- Born: November 16, 1893 Springfield, Massachusetts, United States
- Died: December 14, 1943 (aged 50) Marblehead, Massachusetts, United States
- Occupation: Architect

= John Whitmore (architect) =

American architect

John T. Whitmore (November 16, 1893 – December 14, 1943) was an American architect. As founding president of the Massachusetts State Association of Architects, Whitmore facilitated the passage of an architects' registration law for Massachusetts in 1941 and was inaugural chairman of the state registration board.

==Life and career==
John Thoreau Whitmore was born November 16, 1893, in Springfield, Massachusetts, to William R. Whitmore, an artist, and Mabel Whitmore, née Turner.

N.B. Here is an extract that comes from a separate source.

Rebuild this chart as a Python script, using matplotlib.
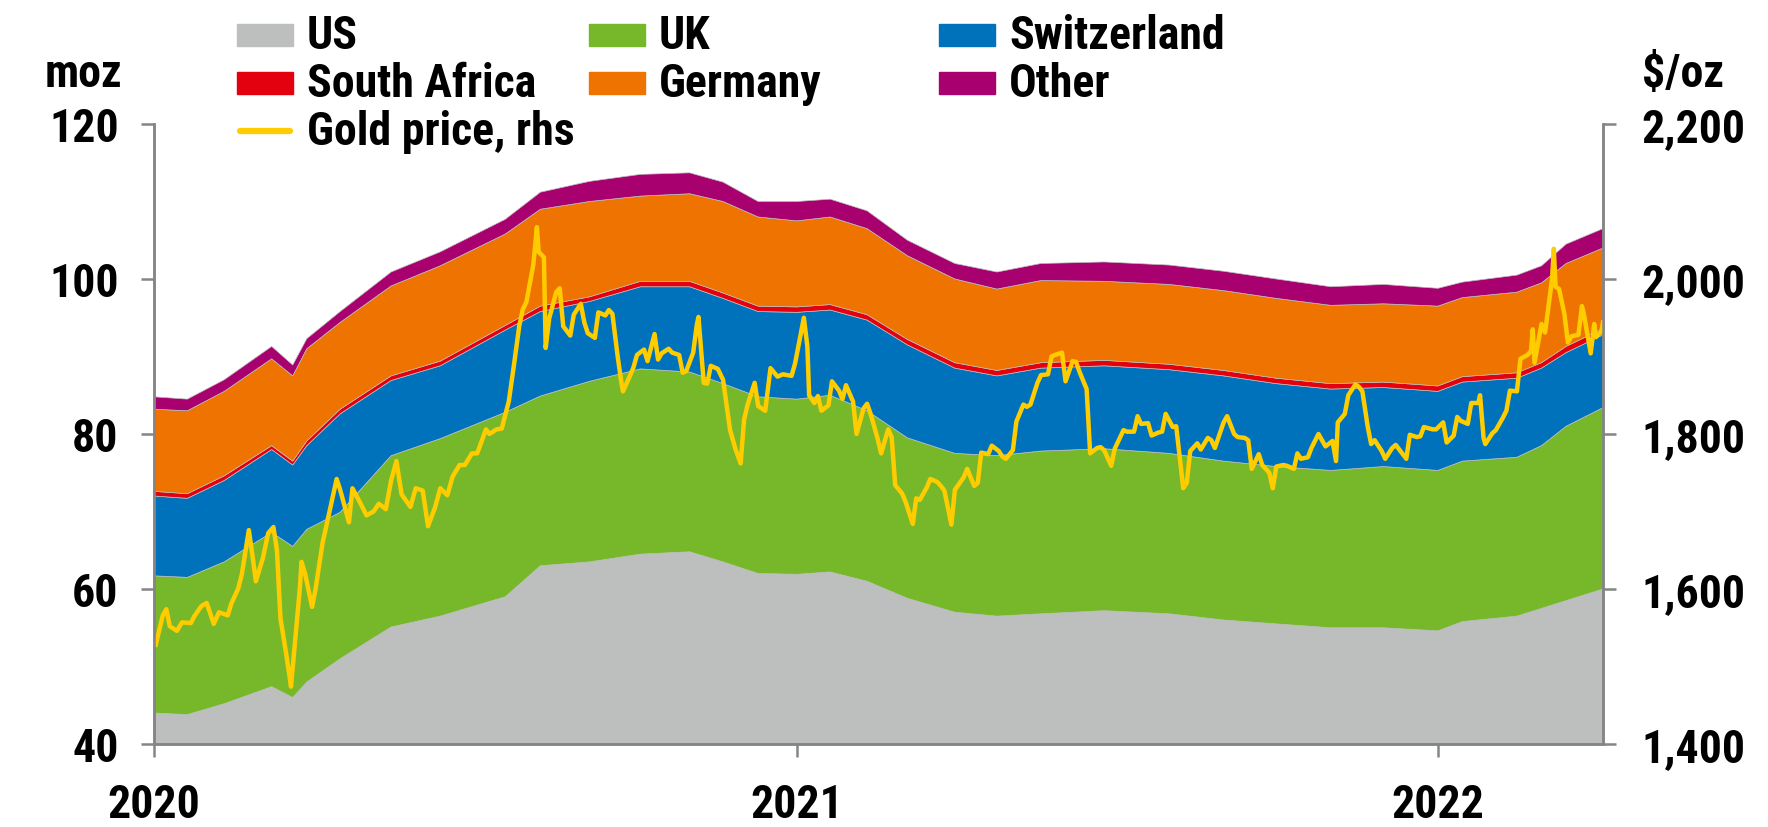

He was educated at Williams College and at the Massachusetts Institute of Technology. He worked for Stone & Webster before joining the firm of Andrews, Rantoul & Jones in 1920. In 1924 he became a partner in the reorganized Andrews, Jones, Biscoe & Whitmore; his partners were Robert Day Andrews, Howland Jones and Maurice B. Biscoe. He spent the rest of his career as a member of this firm. The firm's Cousens Gymnasium (1932) at Tufts University was part of the architecture event in the art competition at the 1932 Summer Olympics.

In 1938 Whitmore was elected president of the Boston Society of Architects. He served until 1941, when he was elected founding president of the Massachusetts State Association of Architects (MSAA), now AIA Massachusetts, the state-level chapter of the American Institute of Architects (AIA). As MSAA president Whitmore led the effort for a state registration law for architects. This came as Cambridge mayor John W. Lyons was being indicted for soliciting bribes from architects including John W. Beal in return for city contracts and had the support of district attorney Robert F. Bradford, prosecutor in the case. A registration law was passed in the same year and in 1942 Whitmore was appointed inaugural chairman of the Massachusetts Board of Registration of Architects. In recognition of his work he was granted license no. 1. He also served on the Salem planning board, was a president of the Massachusetts Building Congress and, from 1936 to 1938, was an architectural supervisor for the Federal Housing Authority.

==Personal life==
Whitmore was married in 1917 to Rosamond Benson. They had three children, all sons. He died December 14, 1943, in Marblehead.